Friday, June 9, 2023


Why is RV battery bank leaking electrolyte?

gary-736Dear Gary,
I have a 2002, 31-foot Jayco. Why is my battery bank leaking acid? I have two batteries and two solar panels with a PWM charge controller. When we bought it, it was hooked up to power; now we keep it stored. One battery was leaking in the first two months so we replaced both batteries. Now, a month later, it’s leaking again.

The only power we see on in the fifth wheel is a clock on an entertainment center which we can’t power off, and a green light on the LP gas detector. We also found a horizontal crack on the side of the wall half-way up above the hitch about 8 inches long and 1/8 inch or less wide. Can this cause internal water damage? Should I patch it? BTW, I’m a first-time RVer. —Lisa

Dear Lisa,
I’m assuming the batteries have been inspected for physical cracks in their casings. It is entirely possible the battery bank is not receiving the proper charge rate and is being subjected to overcharging, thereby boiling the electrolyte. It will be necessary to perform some diagnostic measurements before, during and after charging the bank, I’m afraid.

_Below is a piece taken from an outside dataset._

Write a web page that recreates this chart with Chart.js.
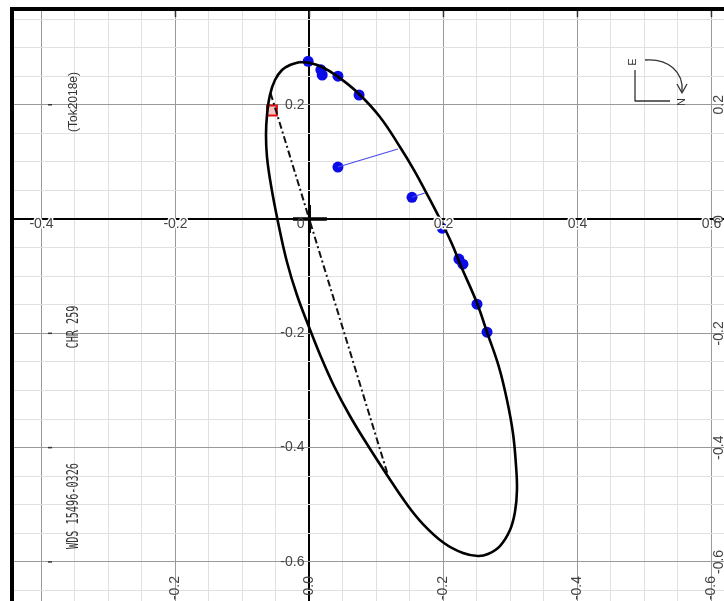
<!DOCTYPE html>
<html>
<head>
<meta charset="utf-8">
<script src="https://cdn.jsdelivr.net/npm/chart.js@4.4.1/dist/chart.umd.min.js"></script>
<style>
  html, body { margin: 0; padding: 0; background: #fff; }
  canvas { display: block; }
</style>
</head>
<body>
<canvas id="orbit-graph" width="724" height="601"></canvas>
<script>
// apparent orbit (arcsec)
let orbitX = [-0.0142, 0.0007, 0.0187, 0.0410, 0.0709, 0.1052, 0.1351, 0.1560, 0.1754, 0.1948,
              0.2127, 0.2261, 0.2500, 0.2649, 0.2828, 0.2948, 0.3037, 0.3082, 0.3097, 0.3067,
              0.2993, 0.2843, 0.2664, 0.2515, 0.2291, 0.2007, 0.1694, 0.1440, 0.1157, 0.0858,
              0.0604, 0.0366, 0.0172, -0.0007, -0.0187, -0.0336, -0.0470, -0.0575, -0.0634, -0.0649,
              -0.0634, -0.0590, -0.0515, -0.0410, -0.0291, -0.0142];
let orbitY = [0.2747, 0.2730, 0.2660, 0.2502, 0.2222, 0.1785, 0.1260, 0.0857, 0.0437, 0.0000,
              -0.0437, -0.0822, -0.1470, -0.1977, -0.2590, -0.3167, -0.3745, -0.4304, -0.4742, -0.5127,
              -0.5442, -0.5722, -0.5862, -0.5897, -0.5844, -0.5669, -0.5337, -0.4969, -0.4479, -0.3937,
              -0.3447, -0.2922, -0.2415, -0.1890, -0.1330, -0.0752, -0.0052, 0.0595, 0.1085, 0.1470,
              0.1820, 0.2170, 0.2432, 0.2607, 0.2695, 0.2747];

// measures
let obsX = [-0.002, 0.017, 0.019, 0.0425, 0.074, 0.0425, 0.153, 0.198, 0.223, 0.229, 0.250, 0.265];
let obsY = [0.276, 0.261, 0.252, 0.250, 0.217, 0.091, 0.038, -0.016, -0.070, -0.079, -0.149, -0.198];

// O-C lines
let resFromX = [0.0425, 0.153];
let resFromY = [0.091, 0.038];
let resToX = [0.132, 0.172];
let resToY = [0.1225, 0.0455];

// line of nodes
let nodesX = [-0.058, 0.116];
let nodesY = [0.220, -0.444];

// red square
let markX = [-0.056];
let markY = [0.190];

// primary cross
let crossHX = [-0.0246, 0.026];
let crossVY = [0.0245, -0.0245];

// grid and labels
let xGrid = [-0.4, -0.35, -0.3, -0.25, -0.2, -0.15, -0.1, -0.05, 0, 0.05, 0.1, 0.15, 0.2, 0.25, 0.3, 0.35, 0.4, 0.45, 0.5, 0.55, 0.6];
let yGrid = [0.35, 0.3, 0.25, 0.2, 0.15, 0.1, 0.05, 0, -0.05, -0.1, -0.15, -0.2, -0.25, -0.3, -0.35, -0.4, -0.45, -0.5, -0.55, -0.6, -0.65];
let xTickValues = [-0.4, -0.2, 0, 0.2, 0.4, 0.6];
let xTickLabels = ['-0.4', '-0.2', '0', '0.2', '0.4', '0.6'];
let yTickValues = [0.2, -0.2, -0.4, -0.6];
let yTickLabels = ['0.2', '-0.2', '-0.4', '-0.6'];
let rightTickValues = [0.2, 0, -0.2, -0.4, -0.6];
let rightTickLabels = ['0.2', '0', '-0.2', '-0.4', '-0.6'];
let bottomTickValues = [-0.2, 0, 0.2, 0.4, 0.6];
let bottomTickLabels = ['-0.2', '0.0', '-0.2', '-0.4', '-0.6'];
let sideTexts = ['(Tok2018e)', 'CHR 259', 'WDS 15496-0326'];

function pts(xs, ys) {
    return xs.map((x, i) => ({ x: x, y: ys[i] }));
}

function haloText(ctx, text, x, y) {
    ctx.strokeText(text, x, y);
    ctx.fillText(text, x, y);
}

let decorPlugin = {
    id: 'decor',
    afterDatasetsDraw(chart) {
        let ctx = chart.ctx;
        let sx = chart.scales.x, sy = chart.scales.y;
        let x0 = sx.getPixelForValue(0), y0 = sy.getPixelForValue(0);
        ctx.save();
        ctx.fillStyle = '#444';
        ctx.strokeStyle = '#fff';
        ctx.lineWidth = 3;
        ctx.lineJoin = 'round';
        ctx.font = '14px "Liberation Sans", Arial, sans-serif';

        // labels along the axes
        ctx.textBaseline = 'top';
        xTickValues.forEach((v, i) => {
            let px = sx.getPixelForValue(v);
            if (v === 0) {
                ctx.textAlign = 'right';
                ctx.fillText(xTickLabels[i], px - 5, y0 - 2);
            } else {
                ctx.textAlign = 'center';
                haloText(ctx, xTickLabels[i], px, y0 - 2);
            }
        });
        ctx.textAlign = 'right';
        ctx.textBaseline = 'middle';
        yTickValues.forEach((v, i) => {
            ctx.fillText(yTickLabels[i], x0 - 5, sy.getPixelForValue(v));
        });

        // rotated labels right and bottom
        rightTickValues.forEach((v, i) => {
            ctx.save();
            ctx.translate(719, sy.getPixelForValue(v));
            ctx.rotate(-Math.PI / 2);
            ctx.textAlign = 'center';
            ctx.fillText(rightTickLabels[i], 0, 0);
            ctx.restore();
        });
        bottomTickValues.forEach((v, i) => {
            ctx.save();
            ctx.translate(sx.getPixelForValue(v), 576);
            ctx.rotate(-Math.PI / 2);
            ctx.textAlign = 'right';
            ctx.fillText(bottomTickLabels[i], 0, 0);
            ctx.restore();
        });

        // small ticks
        ctx.strokeStyle = '#333';
        ctx.lineWidth = 1.5;
        bottomTickValues.forEach((v) => {
            let px = sx.getPixelForValue(v);
            ctx.beginPath(); ctx.moveTo(px, 11); ctx.lineTo(px, 17); ctx.stroke();
        });
        yTickValues.forEach((v) => {
            let py = sy.getPixelForValue(v);
            ctx.beginPath(); ctx.moveTo(48, py); ctx.lineTo(52, py); ctx.stroke();
        });

        // side captions
        ctx.fillStyle = '#333';
        ctx.save();
        ctx.translate(74, 102);
        ctx.rotate(-Math.PI / 2);
        ctx.textAlign = 'center';
        ctx.font = '12px "Liberation Sans", Arial, sans-serif';
        ctx.fillText(sideTexts[0], 0, 0);
        ctx.restore();
        [[327, sideTexts[1]], [506, sideTexts[2]]].forEach((t) => {
            ctx.save();
            ctx.translate(74, t[0]);
            ctx.rotate(-Math.PI / 2);
            ctx.scale(0.68, 1);
            ctx.textAlign = 'center';
            ctx.font = '15px "DejaVu Sans Mono", monospace';
            ctx.fillText(t[1], 0, 0);
            ctx.restore();
        });

        // compass
        ctx.strokeStyle = '#333';
        ctx.lineWidth = 1.3;
        ctx.beginPath();
        ctx.moveTo(635, 70); ctx.lineTo(635, 101); ctx.lineTo(670, 101);
        ctx.stroke();
        ctx.beginPath();
        ctx.moveTo(645, 60);
        ctx.bezierCurveTo(668, 58, 684, 72, 682, 92);
        ctx.stroke();
        ctx.beginPath();
        ctx.moveTo(677, 84); ctx.lineTo(682, 93); ctx.lineTo(687, 84);
        ctx.stroke();
        ctx.font = '11px "Liberation Sans", Arial, sans-serif';
        ctx.textAlign = 'center';
        [[633, 62, 'E'], [682, 102, 'N']].forEach((t) => {
            ctx.save();
            ctx.translate(t[0], t[1]);
            ctx.rotate(-Math.PI / 2);
            ctx.fillText(t[2], 0, 0);
            ctx.restore();
        });

        // frame
        ctx.fillStyle = '#000';
        ctx.fillRect(10, 7, 714, 4);
        ctx.fillRect(10, 7, 4, 594);
        ctx.restore();
    }
};

let oOrbitGraph = {
    init: function() {
        this.cacheDom();
        this.setGraphsData();
    },
    cacheDom: function() {
        this.oGraph = document.getElementById('orbit-graph').getContext('2d');
    },
    setGraphsData() {
        let data = {
            datasets: [
                {
                    label: 'orbit',
                    data: pts(orbitX, orbitY),
                    showLine: true,
                    borderColor: '#000',
                    borderWidth: 2.6,
                    pointRadius: 0,
                    tension: 0.4,
                    fill: false
                },
                {
                    label: 'nodes',
                    data: pts(nodesX, nodesY),
                    showLine: true,
                    borderColor: '#111',
                    borderWidth: 2,
                    borderDash: [7, 3, 2, 3],
                    pointRadius: 0
                },
                {
                    label: 'cross h',
                    data: pts(crossHX, [0, 0]),
                    showLine: true,
                    borderColor: '#000',
                    borderWidth: 3.5,
                    pointRadius: 0
                },
                {
                    label: 'cross v',
                    data: pts([0, 0], crossVY),
                    showLine: true,
                    borderColor: '#000',
                    borderWidth: 3,
                    pointRadius: 0
                },
                {
                    label: 'oc1',
                    data: pts([resFromX[0], resToX[0]], [resFromY[0], resToY[0]]),
                    showLine: true,
                    borderColor: '#4b4bf0',
                    borderWidth: 1.2,
                    pointRadius: 0
                },
                {
                    label: 'oc2',
                    data: pts([resFromX[1], resToX[1]], [resFromY[1], resToY[1]]),
                    showLine: true,
                    borderColor: '#4b4bf0',
                    borderWidth: 1.2,
                    pointRadius: 0
                },
                {
                    label: 'measures',
                    data: pts(obsX, obsY),
                    backgroundColor: '#0b0be8',
                    borderWidth: 0,
                    pointRadius: 5.5
                },
                {
                    label: 'mark',
                    data: pts(markX, markY),
                    pointStyle: 'rect',
                    backgroundColor: '#f6c2c2',
                    borderColor: '#e01010',
                    borderWidth: 2,
                    pointRadius: 7
                }
            ]
        };

        //options
        let gridColor = (ctx) => {
            let v = Math.round(ctx.tick.value * 100);
            if (v === 0) return '#000';
            if (v % 20 === 0) return '#999';
            return '#e0e0e0';
        };
        let gridWidth = (ctx) => Math.round(ctx.tick.value * 100) === 0 ? 2 : 1;

        let options = {
            responsive: false,
            animation: false,
            layout: { autoPadding: false, padding: { left: 12, top: 9, right: 0, bottom: 0 } },
            plugins: {
                legend: { display: false },
                tooltip: { enabled: false }
            },
            scales: {
                x: {
                    type: 'linear',
                    min: -0.444,
                    max: 0.6187,
                    afterBuildTicks: (axis) => { axis.ticks = xGrid.map((v) => ({ value: v })); },
                    afterFit: (axis) => { axis.height = 0; },
                    ticks: { display: false },
                    border: { display: false },
                    grid: { color: gridColor, lineWidth: gridWidth, drawTicks: false }
                },
                y: {
                    type: 'linear',
                    min: -0.6684,
                    max: 0.3675,
                    afterBuildTicks: (axis) => { axis.ticks = yGrid.map((v) => ({ value: v })); },
                    afterFit: (axis) => { axis.width = 0; },
                    ticks: { display: false },
                    border: { display: false },
                    grid: { color: gridColor, lineWidth: gridWidth, drawTicks: false }
                }
            }
        };

        let myOrbitChart = new Chart(this.oGraph, {
            type: 'scatter',
            data: data,
            options: options,
            plugins: [decorPlugin]
        });
    }
};

oOrbitGraph.init();
</script>
</body>
</html>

It is crucial that the PWM (pulse-width modulated) charge controller be configured to an algorithm that is beneficial to the specific batteries in your battery bank – one that will fully charge them yet not exceed the gassing voltage during the charge cycle. I’m guessing the charging voltage might be set too high and a continued overcharge by the solar system is taking place. Or it may be set for AGM batteries rather than wet cell batteries.

I wish I could be of more help, but to ascertain exactly what is transpiring, some specific measurements must be taken. I’d suggest a pro (certified) RV service technician take a look to see what’s going on.

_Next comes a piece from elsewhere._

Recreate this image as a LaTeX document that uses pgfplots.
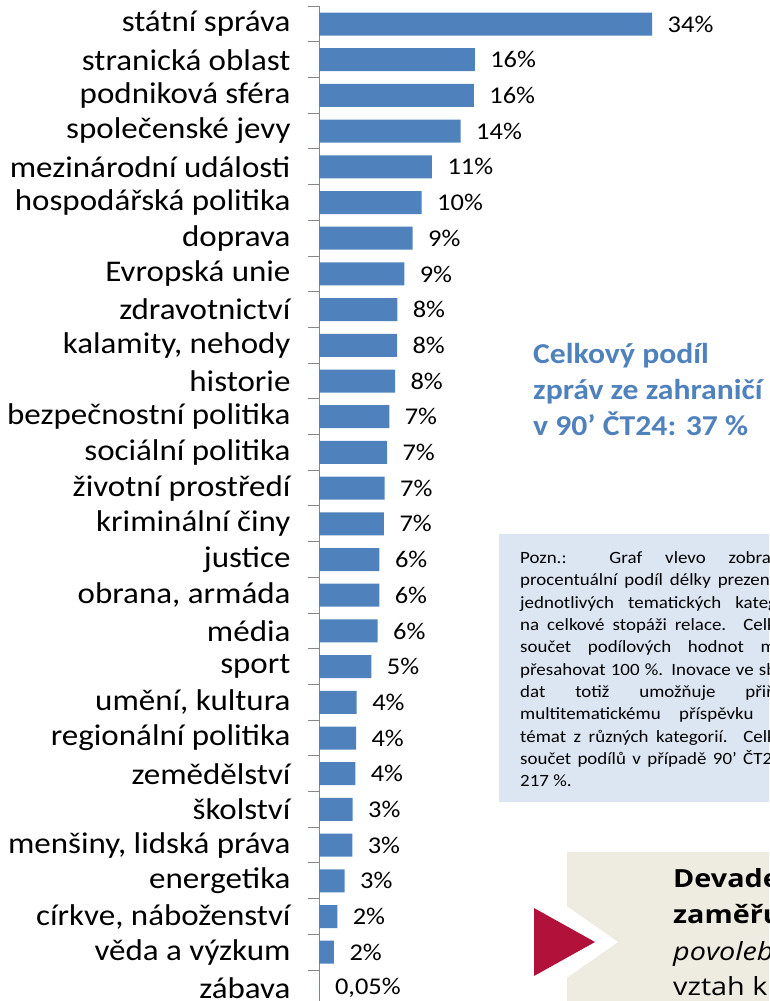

And yes, any opening into the roof, sidewalls, front or rear of any RV is an open invitation for water intrusion. Water intrusion is the number one cause of RV damage and can lead to very expensive restorative repairs if not addressed soon. So, indeed, have that crack repaired as soon as possible! Even a temporary fiberglass patch is better than leaving it open until a professional repair can be made. And welcome to the RVing lifestyle!